Some international conventions dealing with environmental protection include trade sanctions as an important remedy mechanism. A good example is the Montreal Protocol of 1987, amended as the London Protocol of 1990. Other international conventions, such as protocols to the Global Climate Convention may include trade sanctions as mechanisms to bring economic pressure to bear to force countries to comply with minimum international product and process standards. The G-7 countries should make sure that the Uruguay Round text explicitly provides that implementation of trade sanction provisions of international environmental conventions, treaties and protocols are authorized and justified under GATT.

Furthermore, G-7 governments should agree to an agenda and timetable for environmental reform of the GATT, which would be contained in a Ministerial Declaration accompanying the closure of the Uruguay Round negotiations.
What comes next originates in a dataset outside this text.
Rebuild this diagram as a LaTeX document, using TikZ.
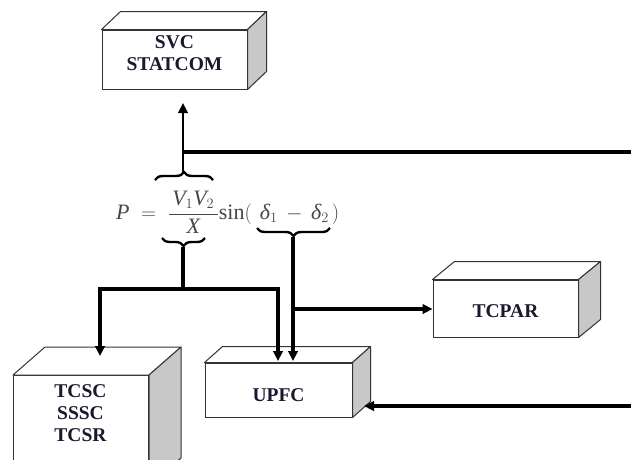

The Ministerial Declaration should call for negotiations, beginning immediately, to provide for environmental reform of GATT articles and operations, and guidelines for the justifiable use of process standards and other national measures aimed at protecting the environment. Until these environmental negotiations are complete, the G-7 countries should seek agreement from GATT Contracting Parties to a moratorium on trade and environment disputes before the GATT, as has been called for in the European Parliament.

The G-7 countries should also announce their support for the current GATT text on Domestically Prohibited Goods (DPG). This text will commit Contracting Parties to the GATT to provide notice when they are domestically producing and trading goods that are not permitted for consumption in the country of origin.

Finally, the G-7 should call for discussions within the relevant commodity agreements of methodology and mechanisms for incorporating "full cost pricing", such as the costs of sustainable natural resources management and environmental protection, into the international trade of those commodities.

Commission on Sustainable Development

The new U.N. Commission on Sustainable Development (CSD) has the potential to develop into a powerful new tool to promote greater transparency and access to information in international institutions such as the World Bank, and to address pressing environmental and development problems, such as water quality, climate, and debt. The G-7 should give the CSD the necessary resources, political support, and priorities it needs to play the critical role assigned it was at the Earth Summit.

Protection of Tropical Forests

The G-7 nations took an important step for the global environment in proposing the Pilot Program for the Conservation of Brazilian Tropical Forest in 1990, and have confirmed their commitment to the Program in 1991 and 1992. They should reiterate their interest in and commitment to the Pilot Program, and express willingness to increase their financial and other commitments as soon as the Brazilian Government creates a functioning mechanism for the transfer of funds. The G-7 should express the hope that the relevant Brazilian government agencies will implement the Program in spite of the surrounding political and economic crisis.

With regard to the U.N. Year of Indigenous Peoples, G-7 leaders should recognize (as they did in 1989 in Paris) the role of indigenous peoples in the conservation of natural forests, and stress the need to translate such recognition into specifically focused aid programs.

Finally, the G-7 should call for the acceleration of efforts to revamp the International Tropical Timber Organization and the Tropical Forestry Action Plan.

In conclusion, we urge that the G-7 nations work together to achieve substantive progress in the areas detailed above. In this regard, we believe it is vital for the G-7 governments individually and collectively to establish a process for implementing the commitments made in each Summit declaration.

Thank you for your interest and leadership on these issues.